Bobbie may be single, but she’s hardly alone. A trio of her beaus – likely met online, given the frequent presence of smartphones onstage – reveal different aspects of her fear of commitment: the offbeat, adventurous bohemian P.J. (Bobby Conte), the sweet, committed Theo (Manu Naravan), and the handsome but dim flight attendant Andy (Claybourne Elder). Their lament of Bobbie’s commitmentphobia, “You Could Drive a Person Crazy,” showcasing Liam Steel’s precise choreography, perfectly captures their frustration.

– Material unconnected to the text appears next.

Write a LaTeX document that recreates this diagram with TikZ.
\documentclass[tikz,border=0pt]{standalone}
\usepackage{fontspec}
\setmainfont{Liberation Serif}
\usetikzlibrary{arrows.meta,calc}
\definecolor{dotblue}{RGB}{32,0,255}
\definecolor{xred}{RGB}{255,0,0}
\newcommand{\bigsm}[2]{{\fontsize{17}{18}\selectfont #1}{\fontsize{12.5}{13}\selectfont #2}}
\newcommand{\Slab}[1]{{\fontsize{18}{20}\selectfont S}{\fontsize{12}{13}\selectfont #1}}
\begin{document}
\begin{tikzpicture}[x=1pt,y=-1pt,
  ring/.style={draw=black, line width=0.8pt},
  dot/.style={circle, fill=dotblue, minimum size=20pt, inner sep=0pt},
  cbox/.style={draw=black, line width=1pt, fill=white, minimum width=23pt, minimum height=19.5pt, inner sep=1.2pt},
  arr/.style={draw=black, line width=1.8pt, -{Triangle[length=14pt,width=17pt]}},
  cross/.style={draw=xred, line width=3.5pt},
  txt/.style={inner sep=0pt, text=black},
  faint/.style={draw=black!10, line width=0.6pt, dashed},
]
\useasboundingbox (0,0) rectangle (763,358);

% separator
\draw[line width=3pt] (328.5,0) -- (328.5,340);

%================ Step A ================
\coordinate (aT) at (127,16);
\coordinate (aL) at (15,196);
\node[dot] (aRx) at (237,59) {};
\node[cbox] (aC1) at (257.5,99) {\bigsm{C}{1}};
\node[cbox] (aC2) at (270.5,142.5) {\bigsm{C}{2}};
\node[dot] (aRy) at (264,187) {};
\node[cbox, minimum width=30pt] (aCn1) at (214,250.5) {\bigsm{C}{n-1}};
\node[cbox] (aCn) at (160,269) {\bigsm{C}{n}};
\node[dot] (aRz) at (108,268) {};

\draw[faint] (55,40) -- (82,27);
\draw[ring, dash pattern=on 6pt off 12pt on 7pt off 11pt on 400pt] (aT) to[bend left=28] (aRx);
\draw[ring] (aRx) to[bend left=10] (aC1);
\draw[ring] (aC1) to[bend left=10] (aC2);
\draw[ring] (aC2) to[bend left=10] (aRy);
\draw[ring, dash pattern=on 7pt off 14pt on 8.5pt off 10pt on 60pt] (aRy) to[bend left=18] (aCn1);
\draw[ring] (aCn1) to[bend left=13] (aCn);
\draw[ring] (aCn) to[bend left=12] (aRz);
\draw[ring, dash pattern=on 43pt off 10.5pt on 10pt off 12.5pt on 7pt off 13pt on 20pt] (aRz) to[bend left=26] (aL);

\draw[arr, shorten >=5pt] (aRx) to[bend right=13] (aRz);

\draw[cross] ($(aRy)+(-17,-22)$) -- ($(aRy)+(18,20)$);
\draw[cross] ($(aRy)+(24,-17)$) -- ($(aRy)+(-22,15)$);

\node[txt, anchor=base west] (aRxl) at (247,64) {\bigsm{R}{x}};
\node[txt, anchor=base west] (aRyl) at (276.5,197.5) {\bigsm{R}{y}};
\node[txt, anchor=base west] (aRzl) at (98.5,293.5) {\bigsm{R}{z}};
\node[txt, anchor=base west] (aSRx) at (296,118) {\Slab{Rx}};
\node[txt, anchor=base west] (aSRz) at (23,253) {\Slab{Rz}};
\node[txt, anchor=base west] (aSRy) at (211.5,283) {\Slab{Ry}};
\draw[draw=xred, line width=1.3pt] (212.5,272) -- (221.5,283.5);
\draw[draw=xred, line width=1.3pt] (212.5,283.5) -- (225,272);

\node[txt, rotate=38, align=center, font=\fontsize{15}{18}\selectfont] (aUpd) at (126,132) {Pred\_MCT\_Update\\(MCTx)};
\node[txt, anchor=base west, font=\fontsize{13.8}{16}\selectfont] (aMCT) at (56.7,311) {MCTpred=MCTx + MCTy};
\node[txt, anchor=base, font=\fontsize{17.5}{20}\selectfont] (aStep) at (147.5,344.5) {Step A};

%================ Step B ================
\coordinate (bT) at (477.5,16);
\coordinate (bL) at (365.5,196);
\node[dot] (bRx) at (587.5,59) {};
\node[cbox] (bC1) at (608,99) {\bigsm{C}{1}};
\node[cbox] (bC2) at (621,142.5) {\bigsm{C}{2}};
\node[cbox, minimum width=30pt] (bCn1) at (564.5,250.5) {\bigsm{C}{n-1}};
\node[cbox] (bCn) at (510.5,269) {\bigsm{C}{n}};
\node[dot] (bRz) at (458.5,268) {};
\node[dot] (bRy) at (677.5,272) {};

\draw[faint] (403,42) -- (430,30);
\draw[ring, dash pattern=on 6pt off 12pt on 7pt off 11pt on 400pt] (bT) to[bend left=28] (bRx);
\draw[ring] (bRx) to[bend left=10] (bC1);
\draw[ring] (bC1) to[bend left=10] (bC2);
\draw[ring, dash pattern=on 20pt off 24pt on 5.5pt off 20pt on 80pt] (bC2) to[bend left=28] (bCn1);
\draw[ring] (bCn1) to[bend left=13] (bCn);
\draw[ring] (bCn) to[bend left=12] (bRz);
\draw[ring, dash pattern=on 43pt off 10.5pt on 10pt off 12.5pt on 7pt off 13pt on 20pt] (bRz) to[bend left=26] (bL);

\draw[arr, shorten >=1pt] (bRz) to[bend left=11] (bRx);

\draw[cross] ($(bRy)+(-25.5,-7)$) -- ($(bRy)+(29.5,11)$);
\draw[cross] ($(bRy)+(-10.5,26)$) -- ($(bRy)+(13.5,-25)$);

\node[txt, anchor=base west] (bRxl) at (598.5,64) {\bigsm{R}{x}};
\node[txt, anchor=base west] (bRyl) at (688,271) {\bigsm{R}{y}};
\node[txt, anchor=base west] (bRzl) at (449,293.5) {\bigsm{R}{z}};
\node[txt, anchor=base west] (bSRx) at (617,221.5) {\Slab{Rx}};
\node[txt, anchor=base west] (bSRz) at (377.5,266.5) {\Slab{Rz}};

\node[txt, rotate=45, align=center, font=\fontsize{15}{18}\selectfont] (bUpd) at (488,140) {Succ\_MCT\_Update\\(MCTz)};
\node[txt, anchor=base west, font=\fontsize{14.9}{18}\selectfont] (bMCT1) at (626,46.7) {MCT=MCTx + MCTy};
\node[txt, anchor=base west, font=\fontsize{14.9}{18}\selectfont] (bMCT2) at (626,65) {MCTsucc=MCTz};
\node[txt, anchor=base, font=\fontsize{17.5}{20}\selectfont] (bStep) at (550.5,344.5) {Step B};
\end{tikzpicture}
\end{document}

One might ask, why is a show like this revelatory in 2021? It shouldn’t be as noteworthy as it is for Bobbie to be female. A single woman in her thirties shouldn’t be unusual. A woman who focused on her career before marriage shouldn’t be unique. The main character of a musical who is indecisive about motherhood shouldn’t be rare. But in today’s culture and industry, somehow it is. And Sondheim’s words and music from 50 years ago are still and newly germane, none more than the second-act standout, “Side by Side by Side/What Would We Do Without You?”

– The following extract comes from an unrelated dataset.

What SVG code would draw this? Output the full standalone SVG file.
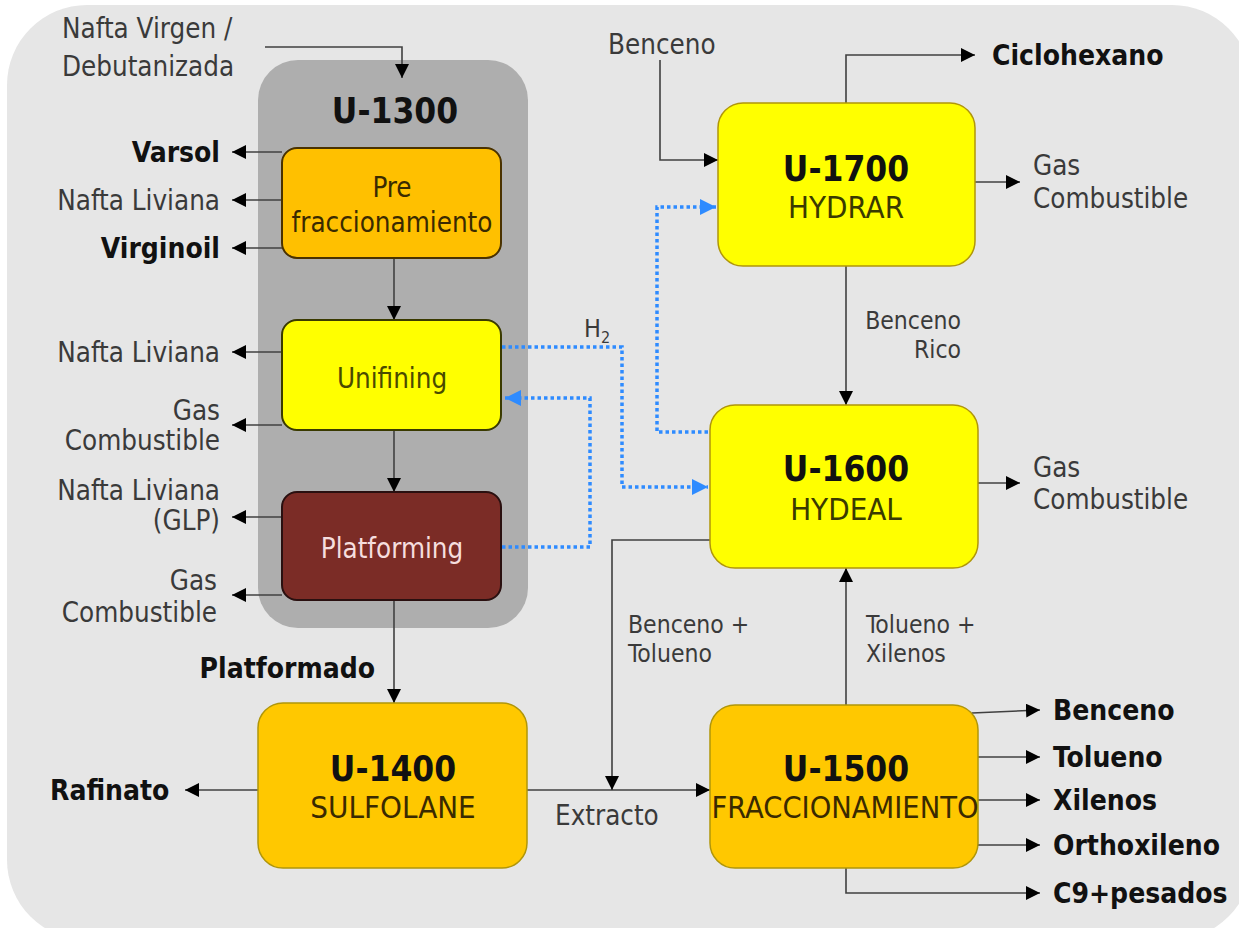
<svg xmlns="http://www.w3.org/2000/svg" width="1239" height="928" viewBox="0 0 1239 928">
<style>
.t{font-family:"DejaVu Sans Condensed","DejaVu Sans",sans-serif;font-stretch:condensed;font-size:27.5px;fill:#3a3a3a}
.b{font-weight:bold;fill:#111;font-size:28px}
.m{text-anchor:middle}
.e{text-anchor:end}
.ti{font-weight:bold;fill:#111;font-size:35px}
.st{font-size:31px}
.s{font-size:24.5px}
.c{stroke:#404040;stroke-width:1.6;fill:none}
.h{stroke:#2e8bff;stroke-width:3.5;stroke-dasharray:3.5 3;fill:none}
.big{stroke:#b0960a;stroke-width:1.5}
</style>
<defs>
<marker id="a" viewBox="0 0 10 10" refX="10" refY="5" markerUnits="userSpaceOnUse" markerWidth="14" markerHeight="14" orient="auto"><path d="M0,0L10,5L0,10z" fill="#000"/></marker>
<marker id="ab" viewBox="0 0 10 10" refX="10" refY="5" markerUnits="userSpaceOnUse" markerWidth="16" markerHeight="18" orient="auto"><path d="M0,0L10,5L0,10z" fill="#2e8bff"/></marker>
</defs>
<rect x="0" y="0" width="1239" height="928" fill="#fff"/>
<rect x="7" y="5" width="1245" height="935" rx="80" fill="#e6e6e6"/>

<g id="u1300">
<rect x="258" y="60" width="270" height="568" rx="40" fill="#aeaeae"/>
<text class="t ti m" x="395" y="123">U-1300</text>
</g>

<g id="connectors">
<path class="c" d="M265,47H402V78" marker-end="url(#a)"/>
<path class="c" d="M282,152H232" marker-end="url(#a)"/>
<path class="c" d="M282,200H232" marker-end="url(#a)"/>
<path class="c" d="M282,248H232" marker-end="url(#a)"/>
<path class="c" d="M394,258V320" marker-end="url(#a)"/>
<path class="c" d="M282,352H232" marker-end="url(#a)"/>
<path class="c" d="M282,425H232" marker-end="url(#a)"/>
<path class="c" d="M394,430V492" marker-end="url(#a)"/>
<path class="c" d="M282,517H232" marker-end="url(#a)"/>
<path class="c" d="M282,595H232" marker-end="url(#a)"/>
<path class="c" d="M394,600V703" marker-end="url(#a)"/>
<path class="c" d="M258,790H185" marker-end="url(#a)"/>
<path class="c" d="M527,790H710" marker-end="url(#a)"/>
<path class="c" d="M710,540H612V790" marker-end="url(#a)"/>
<path class="c" d="M846,705V568" marker-end="url(#a)"/>
<path class="c" d="M846,266V405" marker-end="url(#a)"/>
<path class="c" d="M660,60V160H718" marker-end="url(#a)"/>
<path class="c" d="M846,103V55H975" marker-end="url(#a)"/>
<path class="c" d="M975,182H1020" marker-end="url(#a)"/>
<path class="c" d="M978,483H1020" marker-end="url(#a)"/>
<path class="c" d="M972,713L1040,710" marker-end="url(#a)"/>
<path class="c" d="M978,757H1040" marker-end="url(#a)"/>
<path class="c" d="M978,800H1040" marker-end="url(#a)"/>
<path class="c" d="M978,845H1040" marker-end="url(#a)"/>
<path class="c" d="M846,868V893H1040" marker-end="url(#a)"/>
<path class="h" d="M502,347H622V487H708" marker-end="url(#ab)"/>
<path class="h" d="M502,547H590V398H505" marker-end="url(#ab)"/>
<path class="h" d="M708,432H657V207H716" marker-end="url(#ab)"/>
</g>

<g id="pre">
<rect x="282" y="148" width="219" height="110" rx="15" fill="#ffc000" stroke="#4a3200" stroke-width="2"/>
<text class="t m" x="392" y="197" style="fill:#3a2a00">Pre</text>
<text class="t m" x="392" y="232" style="fill:#3a2a00">fraccionamiento</text>
</g>
<g id="unifining">
<rect x="282" y="320" width="219" height="110" rx="15" fill="#ffff00" stroke="#3a3a00" stroke-width="2"/>
<text class="t m" x="392" y="388" style="fill:#4a4a00">Unifining</text>
</g>
<g id="platforming">
<rect x="282" y="492" width="219" height="108" rx="15" fill="#7b2c26" stroke="#2a1010" stroke-width="2"/>
<text class="t m" x="392" y="558" style="fill:#f5dede">Platforming</text>
</g>
<g id="u1400">
<rect class="big" x="258" y="703" width="269" height="165" rx="25" fill="#ffc800"/>
<text class="t ti m" x="393" y="781">U-1400</text>
<text class="t st m" x="393" y="818" style="fill:#3a2a00">SULFOLANE</text>
</g>
<g id="u1500">
<rect class="big" x="710" y="705" width="268" height="163" rx="25" fill="#ffc800"/>
<text class="t ti m" x="846" y="781">U-1500</text>
<text class="t m" x="845" y="818" style="fill:#3a2a00;font-size:30.5px">FRACCIONAMIENTO</text>
</g>
<g id="u1600">
<rect class="big" x="710" y="405" width="268" height="163" rx="25" fill="#ffff00"/>
<text class="t ti m" x="846" y="481">U-1600</text>
<text class="t st m" x="846" y="520" style="fill:#3a3a00">HYDEAL</text>
</g>
<g id="u1700">
<rect class="big" x="718" y="103" width="257" height="163" rx="25" fill="#ffff00"/>
<text class="t ti m" x="846" y="181">U-1700</text>
<text class="t st m" x="846" y="218" style="fill:#3a3a00">HYDRAR</text>
</g>

<g id="labels">
<text class="t" x="62" y="38">Nafta Virgen /</text>
<text class="t" x="62" y="76">Debutanizada</text>
<text class="t b e" x="220" y="162">Varsol</text>
<text class="t e" x="220" y="210">Nafta Liviana</text>
<text class="t b e" x="220" y="258">Virginoil</text>
<text class="t e" x="220" y="362">Nafta Liviana</text>
<text class="t e" x="220" y="420">Gas</text>
<text class="t e" x="220" y="450">Combustible</text>
<text class="t e" x="220" y="500">Nafta Liviana</text>
<text class="t e" x="220" y="530">(GLP)</text>
<text class="t e" x="217" y="590">Gas</text>
<text class="t e" x="217" y="622">Combustible</text>
<text class="t b e" x="375" y="678">Platformado</text>
<text class="t b" x="50" y="800">Rafinato</text>
<text class="t" x="555" y="825">Extracto</text>
<text class="t s" x="628" y="633">Benceno +</text>
<text class="t s" x="628" y="662">Tolueno</text>
<text class="t s" x="866" y="633">Tolueno +</text>
<text class="t s" x="866" y="662">Xilenos</text>
<text class="t s e" x="961" y="329">Benceno</text>
<text class="t s e" x="961" y="358">Rico</text>
<text class="t" x="584" y="337" style="font-size:25px">H<tspan style="font-size:16px" dy="6">2</tspan></text>
<text class="t" x="608" y="54">Benceno</text>
<text class="t b" x="992" y="65">Ciclohexano</text>
<text class="t" x="1033" y="175">Gas</text>
<text class="t" x="1033" y="208">Combustible</text>
<text class="t" x="1033" y="477">Gas</text>
<text class="t" x="1033" y="509">Combustible</text>
<text class="t b" x="1053" y="720">Benceno</text>
<text class="t b" x="1053" y="767">Tolueno</text>
<text class="t b" x="1053" y="810">Xilenos</text>
<text class="t b" x="1053" y="855">Orthoxileno</text>
<text class="t b" x="1053" y="903">C9+pesados</text>
</g>
</svg>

What begins as a wry commentary from Bobbie on her happily-assumed role of the third wheel transforms into a maniac party game that leaves Bobbie exhausted and physically ill. The song originally depicted Bobby slowly realizing that, despite his friends, he is actually alone and there are moments where he will be left behind. But Elliot’s staging brings to mind the term “emotional labor,” often applied to women in heterosexual partnerships, as her friends’ claustrophobic affection for her evolves into a frantic and desperate need. (It also offers a darker side to the opening number, as Bobbie declares, “And you I love, and you I love, and you and you and you I love…”)

Katrina Lenk

Bobbie’s exhaustion from being there for other people is what to her ultimate breakthrough. In Furth’s original script Bobbie asks, almost by accident, “But who will I take care of?” But Lenk’s Bobbie has the opposite desire, asking, “But who will take care of me?” This vulnerability shines through in the final number, Sondheim’s self-examination, “Being Alive.” Often concluding with a triumphant intensity, at times even a primal roar, the song sung by Lenk is softer and more fragile.

This Company is new and it’s different, but it’s also necessary. Revivals are not meant to be carbon copies of the original, and Company in 2021 presents a decades-old production with a fresh new perspective. And that’s what it’s all about it, isn’t it?